Dichters-vertalen-dichters-projecten zijn een ingeburgerde praktijk in de poëziewereld. In deze opzet is steevast een belangrijke rol weggelegd voor een tussenvertaler die vooraf een ‘woord-voor-woord-vertaling’ maakt die als startpunt dient en vaak aanwezig is tijdens het gesprek tussen de dichters.
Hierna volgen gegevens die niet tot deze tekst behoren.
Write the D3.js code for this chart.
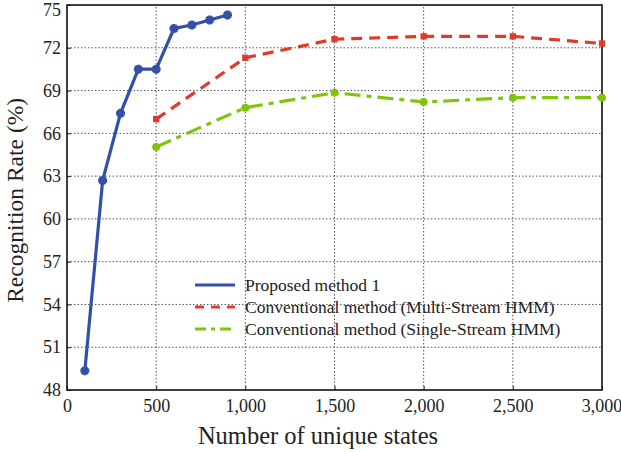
<!DOCTYPE html>
<html>
<head>
<meta charset="utf-8">
<script src="https://cdn.jsdelivr.net/npm/d3@7"></script>
<style>
  body { margin: 0; background: #fff; }
  svg text { font-family: "Liberation Serif", "DejaVu Serif", serif; fill: #222; }
</style>
</head>
<body>
<div id="chart"></div>
<script>
// data
var proposedX = [100, 200, 300, 400, 500, 600, 700, 800, 900];
var proposedY = [49.35, 62.7, 67.4, 70.5, 70.5, 73.35, 73.6, 73.95, 74.3];
var multiX = [500, 1000, 1500, 2000, 2500, 3000];
var multiY = [67.0, 71.3, 72.6, 72.8, 72.8, 72.3];
var singleX = [500, 1000, 1500, 2000, 2500, 3000];
var singleY = [65.05, 67.8, 68.85, 68.2, 68.5, 68.5];
var xTicks = [0, 500, 1000, 1500, 2000, 2500, 3000];
var yTicks = [48, 51, 54, 57, 60, 63, 66, 69, 72, 75];
var seriesNames = ["Proposed method 1", "Conventional method (Multi-Stream HMM)", "Conventional method (Single-Stream HMM)"];

var width = 621, height = 452;
var margin = {top: 5, right: 19, bottom: 62, left: 67};

var svg = d3.select("#chart").append("svg")
    .attr("width", width)
    .attr("height", height);

var xScale = d3.scaleLinear().domain([0, 3000]).range([margin.left, width - margin.right]);
var yScale = d3.scaleLinear().domain([48, 75]).range([height - margin.bottom, margin.top]);

// dotted grid
svg.selectAll(".vgrid").data(xTicks.slice(1, -1)).enter().append("line")
    .attr("x1", function(d) { return xScale(d); }).attr("x2", function(d) { return xScale(d); })
    .attr("y1", yScale(48)).attr("y2", yScale(75))
    .style("stroke", "#555").style("stroke-width", 1).style("stroke-dasharray", "1.5,2");
svg.selectAll(".hgrid").data(yTicks.slice(1, -1)).enter().append("line")
    .attr("x1", xScale(0)).attr("x2", xScale(3000))
    .attr("y1", function(d) { return yScale(d); }).attr("y2", function(d) { return yScale(d); })
    .style("stroke", "#555").style("stroke-width", 1).style("stroke-dasharray", "1.5,2");

// axes
var xAxis = svg.append("g")
    .attr("transform", "translate(0," + yScale(48) + ")")
    .call(d3.axisBottom(xScale).tickValues(xTicks).tickSizeInner(-4).tickSizeOuter(0)
      .tickFormat(d3.format(",")));
var yAxis = svg.append("g")
    .attr("transform", "translate(" + xScale(0) + ",0)")
    .call(d3.axisLeft(yScale).tickValues(yTicks).tickSizeInner(-4).tickSizeOuter(0));
[xAxis, yAxis].forEach(function(a) {
  a.select(".domain").remove();
  a.selectAll("text").style("font-size", "18px").style("font-family", "Liberation Serif, serif").attr("fill", "#222");
  a.selectAll(".tick line").style("stroke", "#222");
});
xAxis.selectAll("text").attr("dy", "0.95em").attr("y", 5);
xAxis.selectAll("text").filter(function(d) { return d == 3000; }).attr("text-anchor", "end").attr("dx", "1.1em");
yAxis.selectAll("text").attr("x", -6);
yAxis.selectAll("text").filter(function(d) { return d == 75; }).attr("y", 5);

// frame
svg.append("rect")
    .attr("x", xScale(0)).attr("y", yScale(75))
    .attr("width", xScale(3000) - xScale(0)).attr("height", yScale(48) - yScale(75))
    .style("fill", "none").style("stroke", "#111").style("stroke-width", 1.6);

var line = d3.line()
    .x(function(d) { return xScale(d[0]); })
    .y(function(d) { return yScale(d[1]); });

var series = [
  {x: proposedX, y: proposedY, color: "#3450a6", dash: null, marker: "star"},
  {x: multiX, y: multiY, color: "#e2392b", dash: "11,7", marker: "square"},
  {x: singleX, y: singleY, color: "#7ec50d", dash: "16,6,5,6", marker: "circle"}
];

series.forEach(function(s) {
  var pts = s.x.map(function(v, i) { return [v, s.y[i]]; });
  svg.append("path")
      .datum(pts)
      .attr("d", line)
      .style("fill", "none")
      .style("stroke", s.color)
      .style("stroke-width", 3.2)
      .style("stroke-dasharray", s.dash);
  var sym = s.marker == "star" ? d3.symbolCross : (s.marker == "square" ? d3.symbolSquare : d3.symbolCircle);
  var sz = s.marker == "star" ? 45 : (s.marker == "square" ? 40 : 50);
  svg.selectAll(".m" + s.marker).data(pts).enter().append("path")
      .attr("d", d3.symbol().type(sym).size(sz))
      .attr("transform", function(d) { return "translate(" + xScale(d[0]) + "," + yScale(d[1]) + ")"; })
      .style("fill", s.color);
  if (s.marker == "star") {
    svg.selectAll(".mstar2").data(pts).enter().append("path")
        .attr("d", d3.symbol().type(d3.symbolCross).size(45))
        .attr("transform", function(d) { return "translate(" + xScale(d[0]) + "," + yScale(d[1]) + ") rotate(45)"; })
        .style("fill", s.color);
    svg.selectAll(".mstar3").data(pts).enter().append("circle")
        .attr("cx", function(d) { return xScale(d[0]); })
        .attr("cy", function(d) { return yScale(d[1]); })
        .attr("r", 3)
        .style("fill", s.color);
  }
});

// legend
var legend = svg.append("g").attr("transform", "translate(195,285)");
series.forEach(function(s, i) {
  var row = legend.append("g").attr("transform", "translate(0," + (i * 22) + ")");
  row.append("line")
      .attr("x1", 0).attr("x2", 40).attr("y1", 0).attr("y2", 0)
      .style("stroke", s.color).style("stroke-width", 3)
      .style("stroke-dasharray", i == 0 ? null : (i == 1 ? "9,7" : "11,5,4,5"));
  row.append("text")
      .attr("x", 50).attr("y", 0).attr("dy", "0.35em")
      .style("font-size", "17.5px")
      .text(seriesNames[i]);
});

// axis titles
svg.append("text")
    .attr("x", 318).attr("y", 444)
    .attr("text-anchor", "middle")
    .style("font-size", "24.5px")
    .text("Number of unique states");
svg.append("text")
    .attr("transform", "translate(23," + (yScale(61.3)) + ") rotate(-90)")
    .attr("text-anchor", "middle")
    .style("font-size", "23.5px")
    .text("Recognition Rate (%)");
</script>
</body>
</html>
Hoe ingeburgerd ook, deze werkwijze is nooit serieus onder de loep gelegd. De poëzievertaler Francis Jones en de veelgelauwerde dichters Fiona Sampson en W.N. Herbert, alledrie hoogleraar en geïnteresseerd in het proces van poëzievertaling, staken de koppen bijeen en besloten systematisch onderzoek te gaan doen naar het vertaalproces bij dit type vertalingen. Want wat gebeurt er nu precies als twee dichters samenkomen en met behulp van een taaladviseur elkaars werk gaan vertalen? Het idee groeide uit tot ‘PoetTrio’, een door de Britse ‘Arts and Humanities Research Council’ ondersteund tweejarig onderzoeksproject aan de universiteiten van Newcastle en Roehampton, waaraan naast projectleiders Jones, Sampson en Herbert ook twee postdocs en een technicus meewerken.
En dat is waarom wij - Menno Wigman, Elma van Haren en Hélène Gelèns met drie Britse dichters en drie taaladviseurs - staan te trappelen tot technicus Jeff Wilson het startsein geeft en we ons mogen verspreiden over drie lokalen om onder het oog van een (postdoc) onderzoeker en twee camera's gedichten van een Britse dichter te gaan vertalen. Eenmaal in het lokaal blijkt de proefopstelling met de camera's en de observerende postdoc ons te noden tot keuzes. Wie noteert de vertaling? De Nederlandse dichter of de taaladviseur? Dat moet vooraf worden besloten want de camera's zullen registreren wat de ‘schrijver’ noteert op papier of laptop. En wie gaat waar zitten? De dichters elk aan een korte kant van de lange tafel met de taaladviseur in het midden? Of de dichters naast elkaar met de taaladviseur tegenover de dichter die vertaald wordt? Wie kijkt wie aan? Als de zitplek vastligt, blijken dat prangende vragen te zijn. Postdoc Rebecca Johnson heeft haar vaste plek tegenover onze tafel zodat ze ons goed kan observeren. Zij houdt ook de tijd in de gaten. ‘Om half elf hebben we een korte pauze.’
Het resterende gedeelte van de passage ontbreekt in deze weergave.